In his statement, Maimon addresses the murky question of ethicality that is at the crux of such politically-motivated boycotts. Those who wish to implement boycotts against prominent institutions do so with the aim of exposing the institutions’ involvement in questionable decisions. The very notion of boycotting involves the systematic exclusion and isolation of the boycotted object/service/individual etc. for the purpose of maiming it of its power by simultaneously recognizing this very power.

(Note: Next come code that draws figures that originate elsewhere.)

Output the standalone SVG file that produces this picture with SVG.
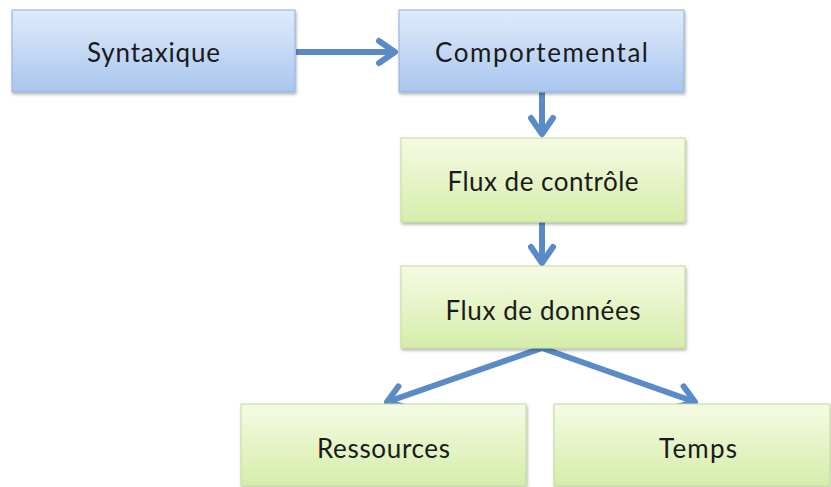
<svg xmlns="http://www.w3.org/2000/svg" width="831" height="487" viewBox="0 0 831 487">
  <defs>
    <linearGradient id="gBlue" x1="0" y1="0" x2="0" y2="1">
      <stop offset="0" stop-color="#e0ebfb"/>
      <stop offset="1" stop-color="#a9c6ef"/>
    </linearGradient>
    <linearGradient id="gGreen" x1="0" y1="0" x2="0" y2="1">
      <stop offset="0" stop-color="#f6fbe4"/>
      <stop offset="1" stop-color="#d5edaa"/>
    </linearGradient>
    <filter id="shadow" x="-5%" y="-10%" width="115%" height="130%">
      <feDropShadow dx="1" dy="2" stdDeviation="1.5" flood-color="#000" flood-opacity="0.3"/>
    </filter>
    <marker id="arrow" markerUnits="userSpaceOnUse" viewBox="-24 -16 30 32" refX="0" refY="0" markerWidth="30" markerHeight="32" orient="auto" overflow="visible">
      <path d="M-16,-11 L0,0 L-16,11" fill="none" stroke="#5a8bc7" stroke-width="6" stroke-linecap="round" stroke-linejoin="round"/>
    </marker>
  </defs>
  <style>
    .blue { fill: url(#gBlue); stroke: #8db0dc; stroke-width: 1; filter: url(#shadow); }
    .green { fill: url(#gGreen); stroke: #c4da98; stroke-width: 1; filter: url(#shadow); }
    .lbl { font-family: "Lato", "Liberation Sans", sans-serif; font-size: 26px; fill: #1a1a1a; text-anchor: middle; }
    .conn { fill: none; stroke: #5a8bc7; stroke-width: 6; marker-end: url(#arrow); }
  </style>
  <rect width="831" height="487" fill="#ffffff"/>

  <g id="connectors">
    <line class="conn" x1="296" y1="52" x2="395" y2="52"/>
    <line class="conn" x1="542" y1="92" x2="542" y2="134"/>
    <line class="conn" x1="542" y1="222" x2="542" y2="263"/>
    <line class="conn" x1="542" y1="348" x2="387" y2="402"/>
    <line class="conn" x1="542" y1="348" x2="695" y2="402"/>
  </g>

  <g id="node-syntaxique">
    <rect class="blue" x="12" y="10" width="283" height="82"/>
    <text class="lbl" x="153.5" y="62" textLength="133">Syntaxique</text>
  </g>
  <g id="node-comportemental">
    <rect class="blue" x="399" y="10" width="285" height="82"/>
    <text class="lbl" x="541.5" y="62" textLength="213">Comportemental</text>
  </g>
  <g id="node-flux-controle">
    <rect class="green" x="401" y="138" width="284" height="84"/>
    <text class="lbl" x="543" y="191" textLength="191">Flux de contrôle</text>
  </g>
  <g id="node-flux-donnees">
    <rect class="green" x="401" y="266" width="284" height="82"/>
    <text class="lbl" x="543" y="320" textLength="195">Flux de données</text>
  </g>
  <g id="node-ressources">
    <rect class="green" x="241" y="404" width="285" height="82"/>
    <text class="lbl" x="383.5" y="458" textLength="133">Ressources</text>
  </g>
  <g id="node-temps">
    <rect class="green" x="554" y="404" width="276" height="82"/>
    <text class="lbl" x="698" y="458" textLength="78">Temps</text>
  </g>
</svg>
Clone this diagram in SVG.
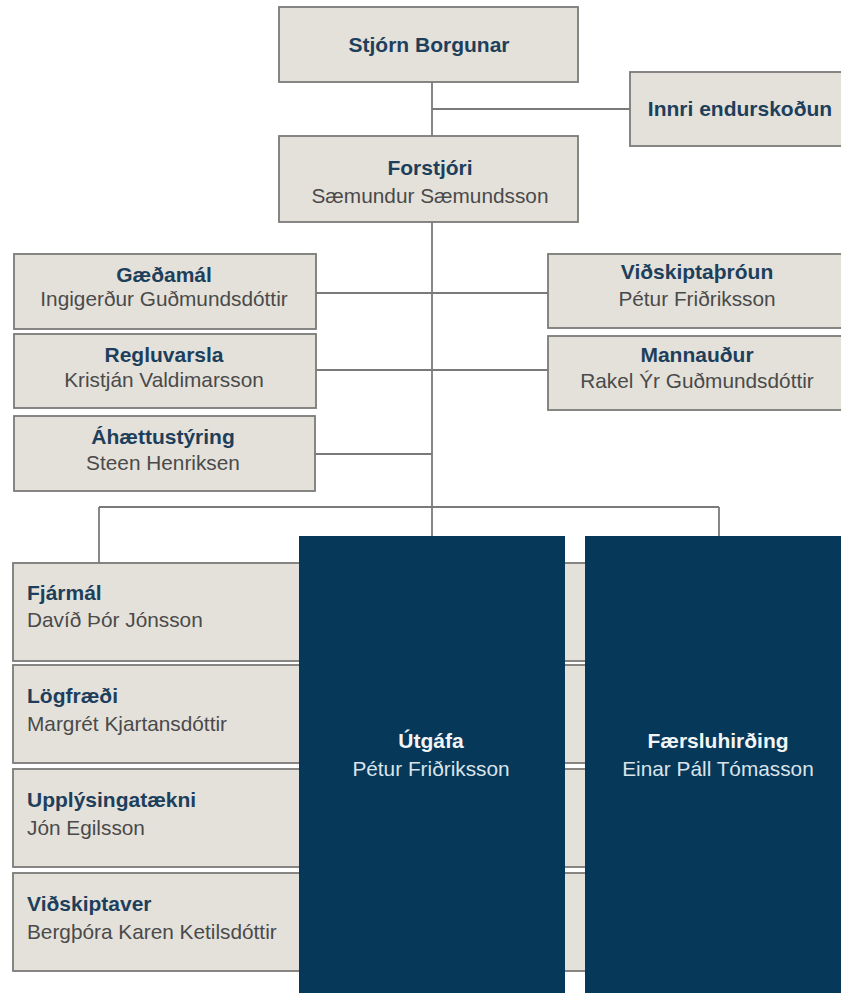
<svg xmlns="http://www.w3.org/2000/svg" width="841" height="993" viewBox="0 0 841 993">
<style>
.box{fill:#e4e1da;stroke:#7a7a78;stroke-width:1.8}
.dark{fill:#053859}
.t{font-family:"Liberation Sans",Arial,sans-serif;font-weight:bold;font-size:21px;fill:#1d3f5c}
.n{font-family:"Liberation Sans",Arial,sans-serif;font-size:20.8px;fill:#4a4a4a}
.c{text-anchor:middle}
.tw{font-family:"Liberation Sans",Arial,sans-serif;font-weight:bold;font-size:21px;fill:#f2f4f5;text-anchor:middle}
.nw{font-family:"Liberation Sans",Arial,sans-serif;font-size:20.8px;fill:#dbe4ea;text-anchor:middle}
.ln{stroke:#7a7a78;stroke-width:1.8;fill:none}
</style>
<rect width="841" height="993" fill="#ffffff"/>
<g id="connectors">
<path class="ln" d="M432 82V136"/>
<path class="ln" d="M432 109H630"/>
<path class="ln" d="M432 222V536"/>
<path class="ln" d="M316 293H548"/>
<path class="ln" d="M316 370H548"/>
<path class="ln" d="M315 454H432"/>
<path class="ln" d="M99 507H719"/>
<path class="ln" d="M99 507V563"/>
<path class="ln" d="M719 507V536"/>
</g>
<g id="stjorn">
<rect class="box" x="279" y="7" width="299" height="75"/>
<text class="t c" x="429" y="52">Stjórn Borgunar</text>
</g>
<g id="innri">
<rect class="box" x="630" y="72" width="220" height="74"/>
<text class="t c" x="740" y="116">Innri endurskoðun</text>
</g>
<g id="forstjori">
<rect class="box" x="279" y="136" width="299" height="86"/>
<text class="t c" x="430" y="175">Forstjóri</text>
<text class="n c" x="430" y="203">Sæmundur Sæmundsson</text>
</g>
<g id="gaedamal">
<rect class="box" x="14" y="254" width="302" height="75"/>
<text class="t c" x="164" y="282">Gæðamál</text>
<text class="n c" x="164" y="306">Ingigerður Guðmundsdóttir</text>
</g>
<g id="regluvarsla">
<rect class="box" x="14" y="334" width="302" height="74"/>
<text class="t c" x="164" y="362">Regluvarsla</text>
<text class="n c" x="164" y="387">Kristján Valdimarsson</text>
</g>
<g id="ahaettustyring">
<rect class="box" x="14" y="416" width="301" height="75"/>
<text class="t c" x="163" y="444">Áhættustýring</text>
<text class="n c" x="163" y="470">Steen Henriksen</text>
</g>
<g id="vidskiptathroun">
<rect class="box" x="548" y="254" width="298" height="74"/>
<text class="t c" x="697" y="279">Viðskiptaþróun</text>
<text class="n c" x="697" y="306">Pétur Friðriksson</text>
</g>
<g id="mannaudur">
<rect class="box" x="548" y="336" width="298" height="74"/>
<text class="t c" x="697" y="362">Mannauður</text>
<text class="n c" x="697" y="388">Rakel Ýr Guðmundsdóttir</text>
</g>
<g id="fjarmal">
<rect class="box" x="13" y="563" width="836" height="98"/>
<text class="t" x="27" y="600">Fjármál</text>
<text class="n" x="27" y="627">Davíð Þór Jónsson</text>
</g>
<g id="logfraedi">
<rect class="box" x="13" y="665" width="836" height="98"/>
<text class="t" x="27" y="703">Lögfræði</text>
<text class="n" x="27" y="731">Margrét Kjartansdóttir</text>
</g>
<g id="upplysingataekni">
<rect class="box" x="13" y="769" width="836" height="98"/>
<text class="t" x="27" y="807">Upplýsingatækni</text>
<text class="n" x="27" y="835">Jón Egilsson</text>
</g>
<g id="vidskiptaver">
<rect class="box" x="13" y="873" width="836" height="98"/>
<text class="t" x="27" y="911">Viðskiptaver</text>
<text class="n" x="27" y="939">Bergþóra Karen Ketilsdóttir</text>
</g>
<g id="utgafa">
<rect class="dark" x="299" y="536" width="266" height="460"/>
<text class="tw" x="431" y="748">Útgáfa</text>
<text class="nw" x="431" y="776">Pétur Friðriksson</text>
</g>
<g id="faersluhirding">
<rect class="dark" x="585" y="536" width="266" height="460"/>
<text class="tw" x="718" y="748">Færsluhirðing</text>
<text class="nw" x="718" y="776">Einar Páll Tómasson</text>
</g>
</svg>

The support for academic boycotting doesn’t come without its caveats, as many neglect the simple truth that academic institutions can exist independently of their respective governments. It is this independence and liberty of thought that defines the spirit of academia. To state the obvious, scholarship and academic research has always been driven by the need to criticize and improve the status quo and if the platform to encourage this is compromised – especially in a state that is as fraught with civil and global tension as Israel is – the effects can be problematic.
Ultimately, for BDS and its supporters, Israel is a force that must be reckoned with and its academic realm is a crucial lifeline to its strength as a state.
Israel will not cease to exist as an independent state. Cutting intellectual, commercial and cultural support with the aim of isolating the nation not only undermines this fact, but can prove to be unfair to a segment of the Israeli population that is open to listen and negotiate with their nation’s contrarians. The justice for and well-being of the Palestinian people should not be achieved at the stake of the well-being of the Israeli people and academic growth is integral to any people’s well-being.
The necessity for open dialogue is perhaps most saliently expressed by British fiction author Ian McEwan who was awarded the Jerusalem Prize for Literature in 2011 and who responded to his critics by claiming the following: “If I only went to countries that I approve of, I probably would never get out of bed…It’s not great if everyone stops talking.”